WRITTEN EXERCISE |
Copy the lines below as they are; omit the images they contain.

SUPPLIED DATA |
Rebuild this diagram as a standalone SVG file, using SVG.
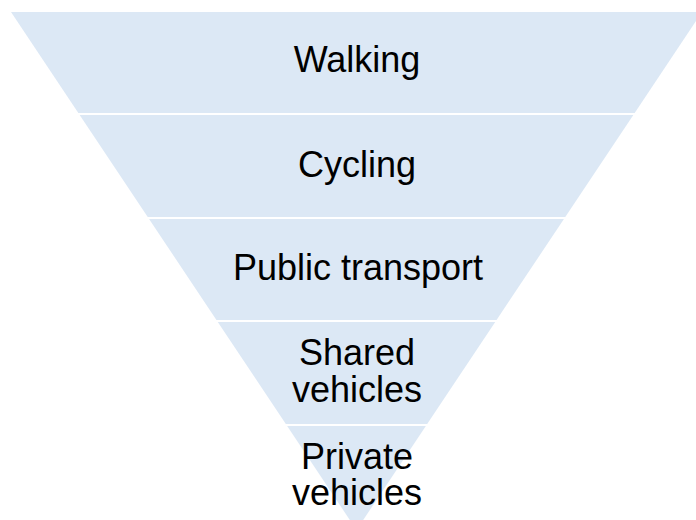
<svg xmlns="http://www.w3.org/2000/svg" width="696" height="520" viewBox="0 0 696 520">
<style>
.band{fill:#DCE8F5;stroke:none}
.sep{stroke:#FFFFFF;stroke-width:2}
.lbl{font-family:"Liberation Sans",Arial,sans-serif;font-size:36px;fill:#000000;text-anchor:middle}
</style>
<rect width="696" height="520" fill="#FFFFFF"/>
<g id="walking">
<polygon class="band" points="11,12 702,12 634,114 79,114"/>
<text class="lbl" x="357" y="72">Walking</text>
</g>
<g id="cycling">
<polygon class="band" points="79,114 634,114 564.6,218 148.4,218"/>
<text class="lbl" x="357" y="177">Cycling</text>
</g>
<g id="public-transport">
<polygon class="band" points="148.4,218 564.6,218 495.9,321 217.1,321"/>
<text class="lbl" x="358" y="280">Public transport</text>
</g>
<g id="shared-vehicles">
<polygon class="band" points="217.1,321 495.9,321 426.5,425 286.5,425"/>
<text class="lbl" x="357" y="365">Shared</text>
<text class="lbl" x="357" y="402">vehicles</text>
</g>
<g id="private-vehicles">
<polygon class="band" points="286.5,425 426.5,425 356.5,530"/>
<text class="lbl" x="357" y="469">Private</text>
<text class="lbl" x="357" y="505">vehicles</text>
</g>
<g id="connectors">
<line class="sep" x1="60" y1="114" x2="660" y2="114"/>
<line class="sep" x1="130" y1="218" x2="590" y2="218"/>
<line class="sep" x1="200" y1="321" x2="520" y2="321"/>
<line class="sep" x1="270" y1="425" x2="450" y2="425"/>
</g>
</svg>
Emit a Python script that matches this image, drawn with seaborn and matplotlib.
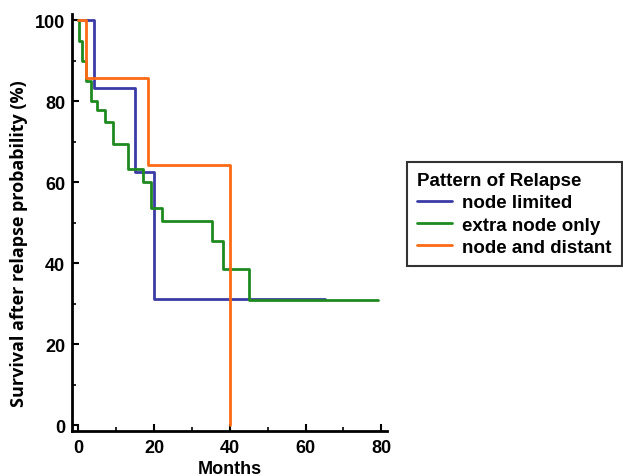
import numpy as np
import pandas as pd
import matplotlib
matplotlib.use("Agg")
import matplotlib.pyplot as plt
import seaborn as sns

# ---- data ----
groups = ["node limited", "extra node only", "node and distant"]
colors = ["#3b3ba6", "#1f8a1f", "#ff6a14"]

node_limited_t = [0, 4, 15, 20, 65]
node_limited_s = [100, 83.3, 62.5, 31.25, 31.25]

extra_node_t = [0, 0.2, 1, 2, 3.2, 5, 7, 9, 13.2, 17, 19.2, 22.2, 35.2, 38.2, 45, 79]
extra_node_s = [100, 95, 90, 85, 80, 78, 75, 69.4, 63.3, 60.1, 53.7, 50.5, 45.6, 38.7, 31, 31]

node_distant_t = [0, 2, 18.3, 40]
node_distant_s = [100, 85.7, 64.3, 0]

x_ticks = [0, 20, 40, 60, 80]
y_ticks = [0, 20, 40, 60, 80, 100]

frames = []
for g, t, s in zip(groups,
                   [node_limited_t, extra_node_t, node_distant_t],
                   [node_limited_s, extra_node_s, node_distant_s]):
    frames.append(pd.DataFrame({"Months": t, "Survival": s, "group": g}))
df = pd.concat(frames, ignore_index=True)

sns.set_style("white")
plt.rcParams["font.family"] = ["Liberation Sans", "DejaVu Sans"]
plt.rcParams["text.color"] = "black"
plt.rcParams["axes.labelcolor"] = "black"
plt.rcParams["xtick.color"] = "black"
plt.rcParams["ytick.color"] = "black"

fig = plt.figure(figsize=(6.23, 4.77), dpi=100)
ax = fig.add_axes([72/623, 1-432/477, (387-72)/623, (432-15)/477])

sns.lineplot(data=df, x="Months", y="Survival", hue="group", hue_order=groups,
             palette=colors, estimator=None, sort=False, drawstyle="steps-post",
             linewidth=2.0, ax=ax, legend=True)

ax.set_xlim(-1.7, 81.5)
ax.set_ylim(-1.4, 101.6)
ax.set_xticks(x_ticks)
ax.set_yticks(y_ticks)
ax.set_xticks([10, 30, 50, 70], minor=True)
ax.set_yticks([10, 30, 50, 70, 90], minor=True)
ax.tick_params(axis="both", which="both", bottom=True, left=True,
               top=False, right=False)
ax.tick_params(axis="both", which="major", direction="in", length=5, width=1.5,
               labelsize=13, pad=5, color="black", labelcolor="black")
ax.tick_params(axis="x", which="major", pad=6)
ax.tick_params(axis="both", which="minor", direction="in", length=3, width=1.2,
               color="black")
for lab in ax.get_xticklabels() + ax.get_yticklabels():
    lab.set_fontweight("bold")

for side in ["top", "right"]:
    ax.spines[side].set_visible(False)
for side in ["left", "bottom"]:
    ax.spines[side].set_linewidth(2)
    ax.spines[side].set_color("black")

ax.set_xlabel("Months", fontsize=13, fontweight="bold", labelpad=3,
              color="black")
ax.set_ylabel("Survival after relapse probability (%)", fontsize=13,
              fontweight="bold", family=["Open Sans", "DejaVu Sans"],
              color="black")
ax.yaxis.set_label_coords(-0.14, 0.451)

handles, labels = ax.get_legend_handles_labels()
ax.get_legend().remove()
leg = fig.legend(handles, labels, title="Pattern of Relapse",
                 loc="upper left", bbox_to_anchor=(407/623, 1-163/477),
                 borderaxespad=0,
                 frameon=True, fancybox=False, edgecolor="black",
                 prop={"weight": "bold", "size": 13.5},
                 title_fontproperties={"weight": "bold", "size": 13.5},
                 handlelength=1.85, handletextpad=0.55, borderpad=0.55,
                 labelspacing=0.27, alignment="left")
leg.get_frame().set_linewidth(1.5)
leg.get_title().set_color("black")
for t in leg.get_texts():
    t.set_color("black")
for line in leg.get_lines():
    line.set_linewidth(2)

fig.savefig("out.png", dpi=100)
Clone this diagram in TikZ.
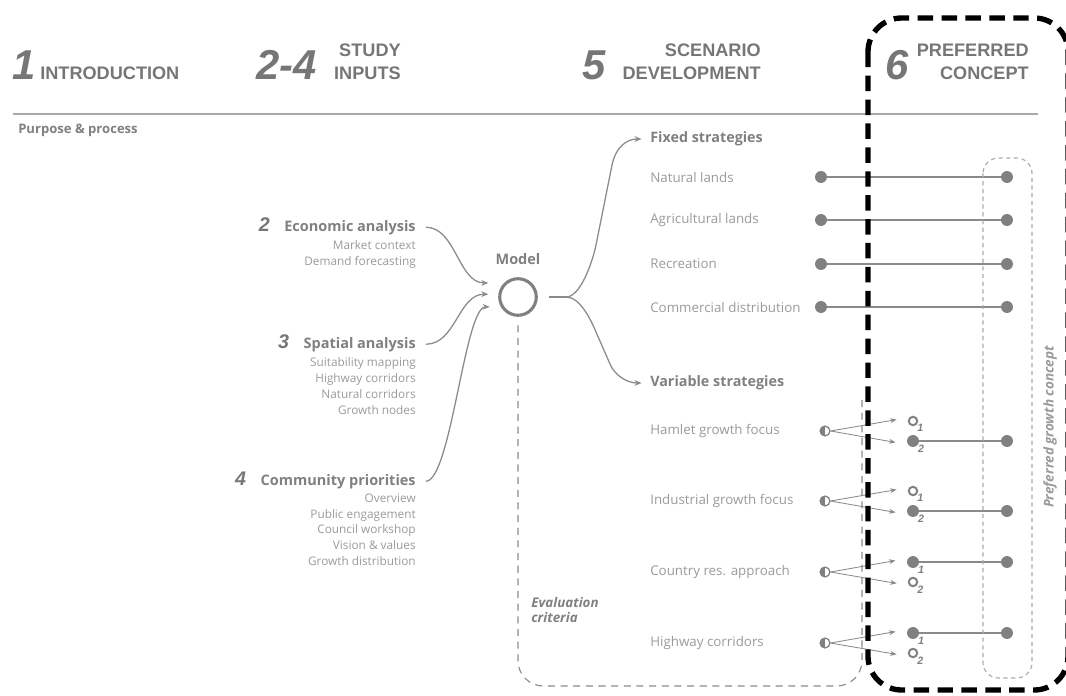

TASK RESPONSE |
Rebuild this diagram as a standalone SVG file, using SVG.
<svg xmlns="http://www.w3.org/2000/svg" width="696" height="520" viewBox="0 0 696 520">
<style>
.band{fill:#DCE8F5;stroke:none}
.sep{stroke:#FFFFFF;stroke-width:2}
.lbl{font-family:"Liberation Sans",Arial,sans-serif;font-size:36px;fill:#000000;text-anchor:middle}
</style>
<rect width="696" height="520" fill="#FFFFFF"/>
<g id="walking">
<polygon class="band" points="11,12 702,12 634,114 79,114"/>
<text class="lbl" x="357" y="72">Walking</text>
</g>
<g id="cycling">
<polygon class="band" points="79,114 634,114 564.6,218 148.4,218"/>
<text class="lbl" x="357" y="177">Cycling</text>
</g>
<g id="public-transport">
<polygon class="band" points="148.4,218 564.6,218 495.9,321 217.1,321"/>
<text class="lbl" x="358" y="280">Public transport</text>
</g>
<g id="shared-vehicles">
<polygon class="band" points="217.1,321 495.9,321 426.5,425 286.5,425"/>
<text class="lbl" x="357" y="365">Shared</text>
<text class="lbl" x="357" y="402">vehicles</text>
</g>
<g id="private-vehicles">
<polygon class="band" points="286.5,425 426.5,425 356.5,530"/>
<text class="lbl" x="357" y="469">Private</text>
<text class="lbl" x="357" y="505">vehicles</text>
</g>
<g id="connectors">
<line class="sep" x1="60" y1="114" x2="660" y2="114"/>
<line class="sep" x1="130" y1="218" x2="590" y2="218"/>
<line class="sep" x1="200" y1="321" x2="520" y2="321"/>
<line class="sep" x1="270" y1="425" x2="450" y2="425"/>
</g>
</svg>
Emit a Python script that matches this image, drawn with seaborn and matplotlib.
import numpy as np
import pandas as pd
import matplotlib
matplotlib.use("Agg")
import matplotlib.pyplot as plt
import seaborn as sns

# ---- data ----
groups = ["node limited", "extra node only", "node and distant"]
colors = ["#3b3ba6", "#1f8a1f", "#ff6a14"]

node_limited_t = [0, 4, 15, 20, 65]
node_limited_s = [100, 83.3, 62.5, 31.25, 31.25]

extra_node_t = [0, 0.2, 1, 2, 3.2, 5, 7, 9, 13.2, 17, 19.2, 22.2, 35.2, 38.2, 45, 79]
extra_node_s = [100, 95, 90, 85, 80, 78, 75, 69.4, 63.3, 60.1, 53.7, 50.5, 45.6, 38.7, 31, 31]

node_distant_t = [0, 2, 18.3, 40]
node_distant_s = [100, 85.7, 64.3, 0]

x_ticks = [0, 20, 40, 60, 80]
y_ticks = [0, 20, 40, 60, 80, 100]

frames = []
for g, t, s in zip(groups,
                   [node_limited_t, extra_node_t, node_distant_t],
                   [node_limited_s, extra_node_s, node_distant_s]):
    frames.append(pd.DataFrame({"Months": t, "Survival": s, "group": g}))
df = pd.concat(frames, ignore_index=True)

sns.set_style("white")
plt.rcParams["font.family"] = ["Liberation Sans", "DejaVu Sans"]
plt.rcParams["text.color"] = "black"
plt.rcParams["axes.labelcolor"] = "black"
plt.rcParams["xtick.color"] = "black"
plt.rcParams["ytick.color"] = "black"

fig = plt.figure(figsize=(6.23, 4.77), dpi=100)
ax = fig.add_axes([72/623, 1-432/477, (387-72)/623, (432-15)/477])

sns.lineplot(data=df, x="Months", y="Survival", hue="group", hue_order=groups,
             palette=colors, estimator=None, sort=False, drawstyle="steps-post",
             linewidth=2.0, ax=ax, legend=True)

ax.set_xlim(-1.7, 81.5)
ax.set_ylim(-1.4, 101.6)
ax.set_xticks(x_ticks)
ax.set_yticks(y_ticks)
ax.set_xticks([10, 30, 50, 70], minor=True)
ax.set_yticks([10, 30, 50, 70, 90], minor=True)
ax.tick_params(axis="both", which="both", bottom=True, left=True,
               top=False, right=False)
ax.tick_params(axis="both", which="major", direction="in", length=5, width=1.5,
               labelsize=13, pad=5, color="black", labelcolor="black")
ax.tick_params(axis="x", which="major", pad=6)
ax.tick_params(axis="both", which="minor", direction="in", length=3, width=1.2,
               color="black")
for lab in ax.get_xticklabels() + ax.get_yticklabels():
    lab.set_fontweight("bold")

for side in ["top", "right"]:
    ax.spines[side].set_visible(False)
for side in ["left", "bottom"]:
    ax.spines[side].set_linewidth(2)
    ax.spines[side].set_color("black")

ax.set_xlabel("Months", fontsize=13, fontweight="bold", labelpad=3,
              color="black")
ax.set_ylabel("Survival after relapse probability (%)", fontsize=13,
              fontweight="bold", family=["Open Sans", "DejaVu Sans"],
              color="black")
ax.yaxis.set_label_coords(-0.14, 0.451)

handles, labels = ax.get_legend_handles_labels()
ax.get_legend().remove()
leg = fig.legend(handles, labels, title="Pattern of Relapse",
                 loc="upper left", bbox_to_anchor=(407/623, 1-163/477),
                 borderaxespad=0,
                 frameon=True, fancybox=False, edgecolor="black",
                 prop={"weight": "bold", "size": 13.5},
                 title_fontproperties={"weight": "bold", "size": 13.5},
                 handlelength=1.85, handletextpad=0.55, borderpad=0.55,
                 labelspacing=0.27, alignment="left")
leg.get_frame().set_linewidth(1.5)
leg.get_title().set_color("black")
for t in leg.get_texts():
    t.set_color("black")
for line in leg.get_lines():
    line.set_linewidth(2)

fig.savefig("out.png", dpi=100)
Clone this diagram in TikZ.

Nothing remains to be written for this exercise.